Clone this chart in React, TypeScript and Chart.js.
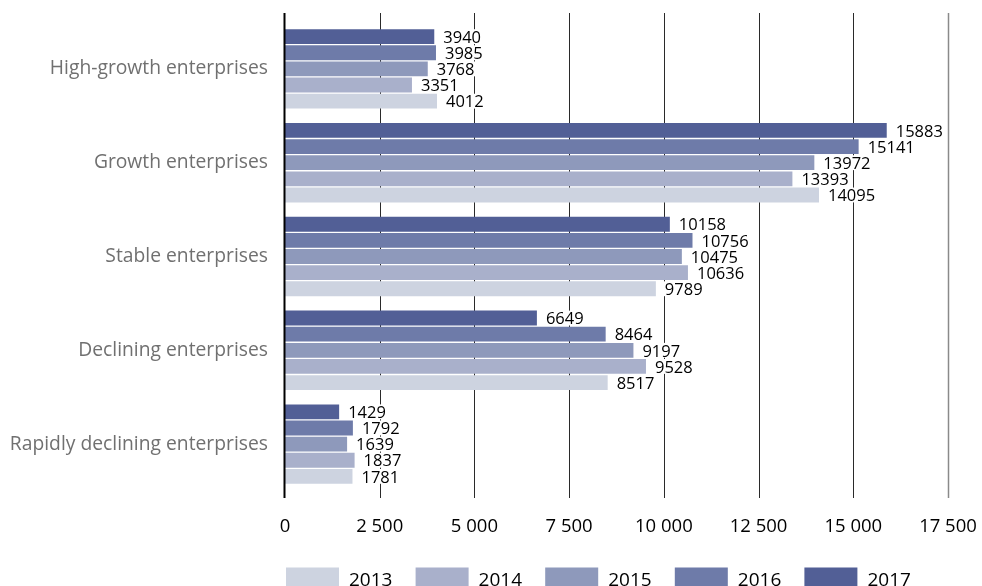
import React, { useEffect, useRef } from "react";
import { Chart, registerables } from "chart.js";

Chart.register(...registerables);

const categories = [
  "High-growth enterprises",
  "Growth enterprises",
  "Stable enterprises",
  "Declining enterprises",
  "Rapidly declining enterprises",
];
const years = ["2013", "2014", "2015", "2016", "2017"];
const values2013 = [4012, 14095, 9789, 8517, 1781];
const values2014 = [3351, 13393, 10636, 9528, 1837];
const values2015 = [3768, 13972, 10475, 9197, 1639];
const values2016 = [3985, 15141, 10756, 8464, 1792];
const values2017 = [3940, 15883, 10158, 6649, 1429];
const xTickValues = [0, 2500, 5000, 7500, 10000, 12500, 15000, 17500];
const yearColors = ["#cdd3e0", "#a9b0cb", "#8e99bb", "#6e7ba9", "#525f96"];

const FONT = "'Open Sans', 'Noto Sans', sans-serif";

const fmt = (v: number) => String(v).replace(/\B(?=(\d{3})+(?!\d))/g, " ");

const gridPlugin = {
  id: "customGrid",
  beforeDatasetsDraw(chart: any) {
    const { ctx, chartArea, scales } = chart;
    const xs = scales.x;
    const top = chartArea.top - 9;
    const bottom = chartArea.bottom + 7;
    ctx.save();
    xTickValues.forEach((v, i) => {
      if (v === 0) return;
      const px = Math.round(xs.getPixelForValue(v)) + 0.5;
      ctx.beginPath();
      ctx.strokeStyle = i === xTickValues.length - 1 ? "#8a8a8a" : "#2a2a2a";
      ctx.lineWidth = i === xTickValues.length - 1 ? 1.5 : 1;
      ctx.moveTo(px, top);
      ctx.lineTo(px, bottom);
      ctx.stroke();
    });
    ctx.restore();
  },
  afterDatasetsDraw(chart: any) {
    const { ctx, chartArea, scales } = chart;
    const xs = scales.x;
    const top = chartArea.top - 9;
    const bottom = chartArea.bottom + 7;
    // zero axis line
    const px0 = xs.getPixelForValue(0) - 0.5;
    ctx.save();
    ctx.beginPath();
    ctx.strokeStyle = "#000";
    ctx.lineWidth = 2;
    ctx.moveTo(px0, top);
    ctx.lineTo(px0, bottom);
    ctx.stroke();

    // value labels with white background
    ctx.font = `16.5px ${FONT}`;
    ctx.textAlign = "left";
    ctx.textBaseline = "middle";
    chart.data.datasets.forEach((ds: any, di: number) => {
      const meta = chart.getDatasetMeta(di);
      meta.data.forEach((bar: any, i: number) => {
        const text = String(ds.data[i]);
        const w = ctx.measureText(text).width;
        const h = bar.height;
        ctx.fillStyle = "#ffffff";
        ctx.fillRect(bar.x + 3, bar.y - h / 2, w + 9, h);
        ctx.fillStyle = "#000000";
        ctx.fillText(text, bar.x + 9, bar.y + 1.5);
      });
    });

    // legend
    const legendTop = 567.5;
    const startX = chartArea.left + 1;
    const pitch = 129.6;
    ctx.font = `19px ${FONT}`;
    ctx.textBaseline = "alphabetic";
    years.forEach((y, i) => {
      const x = startX + i * pitch;
      ctx.fillStyle = yearColors[i];
      ctx.fillRect(x, legendTop, 53, 22);
      ctx.fillStyle = "#000";
      ctx.fillText(y, x + 63, 585.5);
    });
    ctx.restore();
  },
};

export default function App() {
  const canvasRef = useRef<HTMLCanvasElement | null>(null);

  useEffect(() => {
    if (!canvasRef.current) return;
    const seriesByYear: Record<string, number[]> = {
      "2013": values2013,
      "2014": values2014,
      "2015": values2015,
      "2016": values2016,
      "2017": values2017,
    };
    const datasets = years
      .map((y, i) => ({
        label: y,
        data: seriesByYear[y],
        backgroundColor: yearColors[i],
        borderWidth: 0,
        categoryPercentage: 0.86,
        barPercentage: 0.92,
      }))
      .reverse();

    const chart = new Chart(canvasRef.current, {
      type: "bar",
      data: { labels: categories, datasets },
      plugins: [gridPlugin],
      options: {
        indexAxis: "y",
        animation: false,
        responsive: true,
        maintainAspectRatio: false,
        layout: { padding: { top: 22, right: 34, left: 0, bottom: 0 } },
        plugins: {
          legend: { display: false },
          tooltip: { enabled: false },
        },
        scales: {
          x: {
            type: "linear",
            min: 0,
            max: 17500,
            afterFit: (scale: any) => {
              scale.height = 95;
              scale.paddingLeft = 0;
              scale.paddingRight = 0;
            },
            afterBuildTicks: (scale: any) => {
              scale.ticks = xTickValues.map((v) => ({ value: v }));
            },
            grid: { display: false },
            border: { display: false },
            ticks: {
              color: "#000",
              padding: 17,
              maxRotation: 0,
              font: { family: FONT, size: 18.5 },
              callback: (v: any) => fmt(Number(v)),
            },
          },
          y: {
            type: "category",
            afterFit: (scale: any) => {
              scale.width = 285;
              scale.paddingTop = 0;
              scale.paddingBottom = 0;
            },
            grid: { display: false },
            border: { display: false },
            ticks: {
              color: "#707070",
              padding: 9,
              font: { family: FONT, size: 19.3 },
            },
          },
        },
      } as any,
    });
    return () => chart.destroy();
  }, []);

  return (
    <div style={{ position: "absolute", left: 0, top: 0, width: 982, height: 586, background: "#fff" }}>
      <canvas ref={canvasRef} />
    </div>
  );
}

- - -

Problem:
Write out again exactly the lines from the start of the data above through the line containing "Chart.register(...registerables);", inclusive, excluding any pictures.

Exercise output:
Clone this chart in React, TypeScript and Chart.js.
import React, { useEffect, useRef } from "react";
import { Chart, registerables } from "chart.js";

Chart.register(...registerables);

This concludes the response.